DATA SHOWN:
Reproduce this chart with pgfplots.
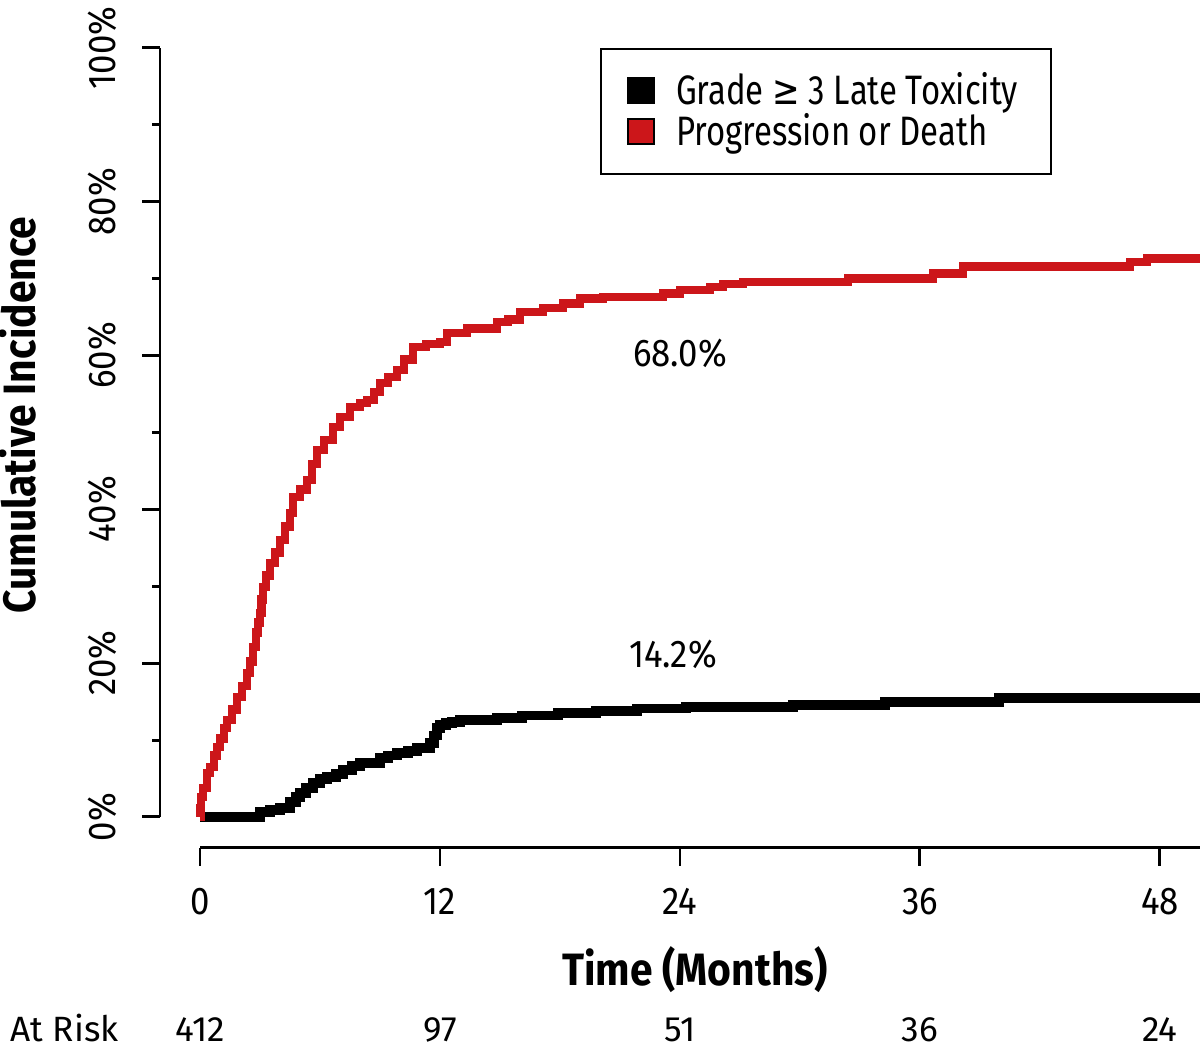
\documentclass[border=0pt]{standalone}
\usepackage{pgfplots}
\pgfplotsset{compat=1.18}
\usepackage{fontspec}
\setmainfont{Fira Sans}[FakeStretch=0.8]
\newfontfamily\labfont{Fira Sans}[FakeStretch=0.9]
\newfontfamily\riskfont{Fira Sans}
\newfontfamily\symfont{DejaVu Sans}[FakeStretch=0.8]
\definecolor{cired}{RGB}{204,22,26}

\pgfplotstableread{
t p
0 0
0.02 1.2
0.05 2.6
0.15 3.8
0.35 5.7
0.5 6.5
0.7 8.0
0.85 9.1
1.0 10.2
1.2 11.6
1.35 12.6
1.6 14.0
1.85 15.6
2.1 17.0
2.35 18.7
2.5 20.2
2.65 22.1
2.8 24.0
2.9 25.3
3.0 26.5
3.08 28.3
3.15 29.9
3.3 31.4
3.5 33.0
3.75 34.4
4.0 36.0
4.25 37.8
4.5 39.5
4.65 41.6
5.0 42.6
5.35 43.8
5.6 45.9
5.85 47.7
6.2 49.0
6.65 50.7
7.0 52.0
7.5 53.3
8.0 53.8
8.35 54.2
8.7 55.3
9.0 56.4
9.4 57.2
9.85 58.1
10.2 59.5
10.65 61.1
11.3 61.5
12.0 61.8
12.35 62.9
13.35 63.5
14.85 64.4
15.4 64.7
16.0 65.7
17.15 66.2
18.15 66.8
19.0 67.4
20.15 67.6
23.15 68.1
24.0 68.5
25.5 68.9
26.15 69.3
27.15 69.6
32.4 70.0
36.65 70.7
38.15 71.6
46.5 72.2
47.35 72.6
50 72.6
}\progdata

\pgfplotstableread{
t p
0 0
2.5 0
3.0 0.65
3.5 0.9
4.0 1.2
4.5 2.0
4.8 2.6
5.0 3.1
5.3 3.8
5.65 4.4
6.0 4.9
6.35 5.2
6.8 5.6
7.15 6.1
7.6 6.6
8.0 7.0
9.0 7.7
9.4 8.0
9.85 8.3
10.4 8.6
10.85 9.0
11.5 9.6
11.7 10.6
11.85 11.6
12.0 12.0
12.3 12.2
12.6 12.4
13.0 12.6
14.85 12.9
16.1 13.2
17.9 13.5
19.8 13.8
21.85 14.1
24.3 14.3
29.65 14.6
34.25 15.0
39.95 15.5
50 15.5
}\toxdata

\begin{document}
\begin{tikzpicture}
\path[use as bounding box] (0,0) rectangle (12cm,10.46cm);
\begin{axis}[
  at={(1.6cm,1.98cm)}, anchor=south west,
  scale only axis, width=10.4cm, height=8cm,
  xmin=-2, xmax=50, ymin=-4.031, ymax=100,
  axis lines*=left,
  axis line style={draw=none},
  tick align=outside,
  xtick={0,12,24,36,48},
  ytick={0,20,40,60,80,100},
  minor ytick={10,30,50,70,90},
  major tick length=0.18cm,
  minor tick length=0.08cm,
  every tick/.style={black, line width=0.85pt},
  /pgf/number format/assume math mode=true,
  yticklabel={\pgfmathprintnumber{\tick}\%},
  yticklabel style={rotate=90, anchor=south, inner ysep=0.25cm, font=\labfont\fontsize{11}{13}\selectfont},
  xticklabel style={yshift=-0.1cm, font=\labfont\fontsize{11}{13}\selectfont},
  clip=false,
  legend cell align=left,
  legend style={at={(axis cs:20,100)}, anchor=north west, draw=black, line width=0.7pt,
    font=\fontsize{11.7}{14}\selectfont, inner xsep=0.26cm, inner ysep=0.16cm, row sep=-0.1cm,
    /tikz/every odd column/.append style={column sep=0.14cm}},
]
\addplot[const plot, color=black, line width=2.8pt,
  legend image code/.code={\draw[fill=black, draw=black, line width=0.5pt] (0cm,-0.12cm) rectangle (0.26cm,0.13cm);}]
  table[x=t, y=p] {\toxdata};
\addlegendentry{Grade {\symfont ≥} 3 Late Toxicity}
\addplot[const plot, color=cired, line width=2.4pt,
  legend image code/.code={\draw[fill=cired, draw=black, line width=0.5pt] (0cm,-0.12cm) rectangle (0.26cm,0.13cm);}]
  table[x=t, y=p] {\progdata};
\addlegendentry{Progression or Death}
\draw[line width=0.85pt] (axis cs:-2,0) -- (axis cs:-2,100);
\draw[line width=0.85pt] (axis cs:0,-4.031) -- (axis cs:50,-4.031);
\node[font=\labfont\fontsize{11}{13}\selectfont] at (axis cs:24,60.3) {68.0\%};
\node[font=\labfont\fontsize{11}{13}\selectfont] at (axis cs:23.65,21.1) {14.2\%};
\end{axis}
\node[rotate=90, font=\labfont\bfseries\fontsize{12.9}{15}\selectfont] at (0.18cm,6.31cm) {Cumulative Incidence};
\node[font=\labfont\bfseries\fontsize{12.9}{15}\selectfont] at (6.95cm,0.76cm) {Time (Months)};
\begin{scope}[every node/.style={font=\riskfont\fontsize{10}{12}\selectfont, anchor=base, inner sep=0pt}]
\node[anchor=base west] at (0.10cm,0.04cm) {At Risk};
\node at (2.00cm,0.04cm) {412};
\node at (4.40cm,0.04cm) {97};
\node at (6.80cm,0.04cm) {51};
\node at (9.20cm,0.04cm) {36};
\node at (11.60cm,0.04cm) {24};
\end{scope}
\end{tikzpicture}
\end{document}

TASK DETAILS:
Pictures excluded, quote all the data above exactly.

FINISHED EXERCISE:
Reproduce this chart with pgfplots.
\documentclass[border=0pt]{standalone}
\usepackage{pgfplots}
\pgfplotsset{compat=1.18}
\usepackage{fontspec}
\setmainfont{Fira Sans}[FakeStretch=0.8]
\newfontfamily\labfont{Fira Sans}[FakeStretch=0.9]
\newfontfamily\riskfont{Fira Sans}
\newfontfamily\symfont{DejaVu Sans}[FakeStretch=0.8]
\definecolor{cired}{RGB}{204,22,26}

\pgfplotstableread{
t p
0 0
0.02 1.2
0.05 2.6
0.15 3.8
0.35 5.7
0.5 6.5
0.7 8.0
0.85 9.1
1.0 10.2
1.2 11.6
1.35 12.6
1.6 14.0
1.85 15.6
2.1 17.0
2.35 18.7
2.5 20.2
2.65 22.1
2.8 24.0
2.9 25.3
3.0 26.5
3.08 28.3
3.15 29.9
3.3 31.4
3.5 33.0
3.75 34.4
4.0 36.0
4.25 37.8
4.5 39.5
4.65 41.6
5.0 42.6
5.35 43.8
5.6 45.9
5.85 47.7
6.2 49.0
6.65 50.7
7.0 52.0
7.5 53.3
8.0 53.8
8.35 54.2
8.7 55.3
9.0 56.4
9.4 57.2
9.85 58.1
10.2 59.5
10.65 61.1
11.3 61.5
12.0 61.8
12.35 62.9
13.35 63.5
14.85 64.4
15.4 64.7
16.0 65.7
17.15 66.2
18.15 66.8
19.0 67.4
20.15 67.6
23.15 68.1
24.0 68.5
25.5 68.9
26.15 69.3
27.15 69.6
32.4 70.0
36.65 70.7
38.15 71.6
46.5 72.2
47.35 72.6
50 72.6
}\progdata

\pgfplotstableread{
t p
0 0
2.5 0
3.0 0.65
3.5 0.9
4.0 1.2
4.5 2.0
4.8 2.6
5.0 3.1
5.3 3.8
5.65 4.4
6.0 4.9
6.35 5.2
6.8 5.6
7.15 6.1
7.6 6.6
8.0 7.0
9.0 7.7
9.4 8.0
9.85 8.3
10.4 8.6
10.85 9.0
11.5 9.6
11.7 10.6
11.85 11.6
12.0 12.0
12.3 12.2
12.6 12.4
13.0 12.6
14.85 12.9
16.1 13.2
17.9 13.5
19.8 13.8
21.85 14.1
24.3 14.3
29.65 14.6
34.25 15.0
39.95 15.5
50 15.5
}\toxdata

\begin{document}
\begin{tikzpicture}
\path[use as bounding box] (0,0) rectangle (12cm,10.46cm);
\begin{axis}[
  at={(1.6cm,1.98cm)}, anchor=south west,
  scale only axis, width=10.4cm, height=8cm,
  xmin=-2, xmax=50, ymin=-4.031, ymax=100,
  axis lines*=left,
  axis line style={draw=none},
  tick align=outside,
  xtick={0,12,24,36,48},
  ytick={0,20,40,60,80,100},
  minor ytick={10,30,50,70,90},
  major tick length=0.18cm,
  minor tick length=0.08cm,
  every tick/.style={black, line width=0.85pt},
  /pgf/number format/assume math mode=true,
  yticklabel={\pgfmathprintnumber{\tick}\%},
  yticklabel style={rotate=90, anchor=south, inner ysep=0.25cm, font=\labfont\fontsize{11}{13}\selectfont},
  xticklabel style={yshift=-0.1cm, font=\labfont\fontsize{11}{13}\selectfont},
  clip=false,
  legend cell align=left,
  legend style={at={(axis cs:20,100)}, anchor=north west, draw=black, line width=0.7pt,
    font=\fontsize{11.7}{14}\selectfont, inner xsep=0.26cm, inner ysep=0.16cm, row sep=-0.1cm,
    /tikz/every odd column/.append style={column sep=0.14cm}},
]
\addplot[const plot, color=black, line width=2.8pt,
  legend image code/.code={\draw[fill=black, draw=black, line width=0.5pt] (0cm,-0.12cm) rectangle (0.26cm,0.13cm);}]
  table[x=t, y=p] {\toxdata};
\addlegendentry{Grade {\symfont ≥} 3 Late Toxicity}
\addplot[const plot, color=cired, line width=2.4pt,
  legend image code/.code={\draw[fill=cired, draw=black, line width=0.5pt] (0cm,-0.12cm) rectangle (0.26cm,0.13cm);}]
  table[x=t, y=p] {\progdata};
\addlegendentry{Progression or Death}
\draw[line width=0.85pt] (axis cs:-2,0) -- (axis cs:-2,100);
\draw[line width=0.85pt] (axis cs:0,-4.031) -- (axis cs:50,-4.031);
\node[font=\labfont\fontsize{11}{13}\selectfont] at (axis cs:24,60.3) {68.0\%};
\node[font=\labfont\fontsize{11}{13}\selectfont] at (axis cs:23.65,21.1) {14.2\%};
\end{axis}
\node[rotate=90, font=\labfont\bfseries\fontsize{12.9}{15}\selectfont] at (0.18cm,6.31cm) {Cumulative Incidence};
\node[font=\labfont\bfseries\fontsize{12.9}{15}\selectfont] at (6.95cm,0.76cm) {Time (Months)};
\begin{scope}[every node/.style={font=\riskfont\fontsize{10}{12}\selectfont, anchor=base, inner sep=0pt}]
\node[anchor=base west] at (0.10cm,0.04cm) {At Risk};
\node at (2.00cm,0.04cm) {412};
\node at (4.40cm,0.04cm) {97};
\node at (6.80cm,0.04cm) {51};
\node at (9.20cm,0.04cm) {36};
\node at (11.60cm,0.04cm) {24};
\end{scope}
\end{tikzpicture}
\end{document}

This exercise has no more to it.